SHORT TASK: Would you quote the material below from its first line through the line containing "const idx = years.map((_, i) => i);", exactly and with both ends included?

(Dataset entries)
• • •
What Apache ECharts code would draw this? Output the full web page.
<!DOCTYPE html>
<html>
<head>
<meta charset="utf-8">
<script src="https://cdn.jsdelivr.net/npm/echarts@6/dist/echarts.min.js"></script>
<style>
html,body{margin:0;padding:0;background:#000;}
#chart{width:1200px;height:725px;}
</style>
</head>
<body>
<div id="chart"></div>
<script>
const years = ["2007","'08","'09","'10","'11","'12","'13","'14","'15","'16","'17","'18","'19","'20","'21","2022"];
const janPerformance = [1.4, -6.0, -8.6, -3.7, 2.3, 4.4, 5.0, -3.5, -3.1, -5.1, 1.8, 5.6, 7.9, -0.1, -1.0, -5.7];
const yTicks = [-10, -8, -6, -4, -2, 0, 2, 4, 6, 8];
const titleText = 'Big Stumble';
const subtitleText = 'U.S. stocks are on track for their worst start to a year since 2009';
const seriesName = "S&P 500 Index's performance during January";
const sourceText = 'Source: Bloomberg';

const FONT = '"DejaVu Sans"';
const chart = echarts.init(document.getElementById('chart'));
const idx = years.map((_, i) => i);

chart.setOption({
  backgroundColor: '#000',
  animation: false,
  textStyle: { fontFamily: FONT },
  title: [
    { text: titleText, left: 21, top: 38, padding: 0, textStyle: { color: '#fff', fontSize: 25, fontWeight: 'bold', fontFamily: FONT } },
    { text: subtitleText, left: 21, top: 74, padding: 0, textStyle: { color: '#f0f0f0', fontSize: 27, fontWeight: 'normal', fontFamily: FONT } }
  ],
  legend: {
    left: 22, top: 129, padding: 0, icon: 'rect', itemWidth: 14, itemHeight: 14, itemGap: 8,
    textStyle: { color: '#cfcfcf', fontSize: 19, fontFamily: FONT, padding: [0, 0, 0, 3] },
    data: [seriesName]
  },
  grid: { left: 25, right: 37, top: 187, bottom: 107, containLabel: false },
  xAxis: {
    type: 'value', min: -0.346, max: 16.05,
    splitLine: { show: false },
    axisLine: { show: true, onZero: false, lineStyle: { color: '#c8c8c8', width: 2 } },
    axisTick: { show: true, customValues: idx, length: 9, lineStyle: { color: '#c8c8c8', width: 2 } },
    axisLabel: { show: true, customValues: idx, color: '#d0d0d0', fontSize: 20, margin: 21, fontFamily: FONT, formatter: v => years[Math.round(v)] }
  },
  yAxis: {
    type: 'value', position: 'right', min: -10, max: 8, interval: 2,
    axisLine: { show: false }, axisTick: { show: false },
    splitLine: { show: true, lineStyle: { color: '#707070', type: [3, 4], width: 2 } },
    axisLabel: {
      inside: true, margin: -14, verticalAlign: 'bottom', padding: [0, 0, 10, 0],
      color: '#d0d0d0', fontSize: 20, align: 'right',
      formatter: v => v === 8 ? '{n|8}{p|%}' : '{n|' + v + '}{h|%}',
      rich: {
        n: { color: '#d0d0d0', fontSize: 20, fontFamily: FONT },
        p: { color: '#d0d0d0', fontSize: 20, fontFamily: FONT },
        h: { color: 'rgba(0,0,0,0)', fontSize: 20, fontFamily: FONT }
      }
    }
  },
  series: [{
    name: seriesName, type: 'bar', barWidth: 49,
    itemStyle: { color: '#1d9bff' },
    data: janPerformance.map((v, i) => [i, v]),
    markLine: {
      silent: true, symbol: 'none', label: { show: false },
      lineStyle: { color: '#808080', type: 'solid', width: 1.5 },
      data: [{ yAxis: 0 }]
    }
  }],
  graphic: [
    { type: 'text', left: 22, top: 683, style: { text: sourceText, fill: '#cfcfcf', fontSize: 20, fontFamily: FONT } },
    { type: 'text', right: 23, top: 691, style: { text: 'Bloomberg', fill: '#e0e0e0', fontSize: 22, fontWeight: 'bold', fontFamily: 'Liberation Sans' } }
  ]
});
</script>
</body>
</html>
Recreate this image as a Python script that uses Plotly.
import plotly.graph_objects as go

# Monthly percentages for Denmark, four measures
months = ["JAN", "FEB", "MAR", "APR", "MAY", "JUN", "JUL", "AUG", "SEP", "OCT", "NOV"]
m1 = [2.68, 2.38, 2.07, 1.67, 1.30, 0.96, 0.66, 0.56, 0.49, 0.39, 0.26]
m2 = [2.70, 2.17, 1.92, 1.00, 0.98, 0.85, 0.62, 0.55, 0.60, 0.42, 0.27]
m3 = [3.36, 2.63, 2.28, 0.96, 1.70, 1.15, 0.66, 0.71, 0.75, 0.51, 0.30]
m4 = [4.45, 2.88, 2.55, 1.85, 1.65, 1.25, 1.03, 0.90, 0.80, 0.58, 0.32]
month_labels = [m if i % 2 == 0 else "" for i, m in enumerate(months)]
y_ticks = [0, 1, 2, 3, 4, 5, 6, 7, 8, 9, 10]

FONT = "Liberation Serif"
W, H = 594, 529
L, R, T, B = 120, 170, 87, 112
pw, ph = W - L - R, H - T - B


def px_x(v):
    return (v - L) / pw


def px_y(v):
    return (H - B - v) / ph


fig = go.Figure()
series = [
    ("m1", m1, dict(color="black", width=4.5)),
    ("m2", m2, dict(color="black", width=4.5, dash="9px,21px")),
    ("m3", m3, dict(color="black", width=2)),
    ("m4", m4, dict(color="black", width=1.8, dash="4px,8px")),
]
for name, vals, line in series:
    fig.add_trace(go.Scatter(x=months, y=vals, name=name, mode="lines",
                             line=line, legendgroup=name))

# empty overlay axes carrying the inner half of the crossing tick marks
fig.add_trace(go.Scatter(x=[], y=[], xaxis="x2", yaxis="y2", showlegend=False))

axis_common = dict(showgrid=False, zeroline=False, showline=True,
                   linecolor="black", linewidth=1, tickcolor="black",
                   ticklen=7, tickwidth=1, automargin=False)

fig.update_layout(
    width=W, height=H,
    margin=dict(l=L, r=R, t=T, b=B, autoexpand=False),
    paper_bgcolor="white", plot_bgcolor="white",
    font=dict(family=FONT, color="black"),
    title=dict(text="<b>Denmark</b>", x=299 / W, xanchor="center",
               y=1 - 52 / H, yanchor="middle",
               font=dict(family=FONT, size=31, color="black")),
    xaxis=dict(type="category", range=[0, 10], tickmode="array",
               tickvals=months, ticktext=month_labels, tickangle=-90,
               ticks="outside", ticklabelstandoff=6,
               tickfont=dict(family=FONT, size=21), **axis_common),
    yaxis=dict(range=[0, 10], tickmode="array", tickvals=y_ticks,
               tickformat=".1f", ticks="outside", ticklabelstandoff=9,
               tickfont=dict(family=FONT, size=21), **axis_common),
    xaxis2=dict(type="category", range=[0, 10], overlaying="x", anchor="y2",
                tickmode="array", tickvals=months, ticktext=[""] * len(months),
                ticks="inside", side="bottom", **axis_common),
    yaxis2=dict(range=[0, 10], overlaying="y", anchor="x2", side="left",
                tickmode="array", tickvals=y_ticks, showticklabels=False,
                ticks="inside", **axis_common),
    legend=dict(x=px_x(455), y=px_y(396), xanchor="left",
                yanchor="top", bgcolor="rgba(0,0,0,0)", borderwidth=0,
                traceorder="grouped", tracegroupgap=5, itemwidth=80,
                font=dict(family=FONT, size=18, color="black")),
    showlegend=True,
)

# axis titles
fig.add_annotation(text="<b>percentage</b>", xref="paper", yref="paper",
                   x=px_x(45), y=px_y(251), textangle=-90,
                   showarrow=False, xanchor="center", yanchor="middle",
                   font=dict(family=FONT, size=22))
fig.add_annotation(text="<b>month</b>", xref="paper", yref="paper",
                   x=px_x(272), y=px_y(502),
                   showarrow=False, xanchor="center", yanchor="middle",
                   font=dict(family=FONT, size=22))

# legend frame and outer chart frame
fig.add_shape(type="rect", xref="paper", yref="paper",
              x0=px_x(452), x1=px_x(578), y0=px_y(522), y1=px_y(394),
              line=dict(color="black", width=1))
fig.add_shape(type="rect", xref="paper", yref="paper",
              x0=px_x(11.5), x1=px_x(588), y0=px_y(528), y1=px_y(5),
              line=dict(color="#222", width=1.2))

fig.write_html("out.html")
• • •
ANSWER TO THE EXERCISE:
What Apache ECharts code would draw this? Output the full web page.
<!DOCTYPE html>
<html>
<head>
<meta charset="utf-8">
<script src="https://cdn.jsdelivr.net/npm/echarts@6/dist/echarts.min.js"></script>
<style>
html,body{margin:0;padding:0;background:#000;}
#chart{width:1200px;height:725px;}
</style>
</head>
<body>
<div id="chart"></div>
<script>
const years = ["2007","'08","'09","'10","'11","'12","'13","'14","'15","'16","'17","'18","'19","'20","'21","2022"];
const janPerformance = [1.4, -6.0, -8.6, -3.7, 2.3, 4.4, 5.0, -3.5, -3.1, -5.1, 1.8, 5.6, 7.9, -0.1, -1.0, -5.7];
const yTicks = [-10, -8, -6, -4, -2, 0, 2, 4, 6, 8];
const titleText = 'Big Stumble';
const subtitleText = 'U.S. stocks are on track for their worst start to a year since 2009';
const seriesName = "S&P 500 Index's performance during January";
const sourceText = 'Source: Bloomberg';

const FONT = '"DejaVu Sans"';
const chart = echarts.init(document.getElementById('chart'));
const idx = years.map((_, i) => i);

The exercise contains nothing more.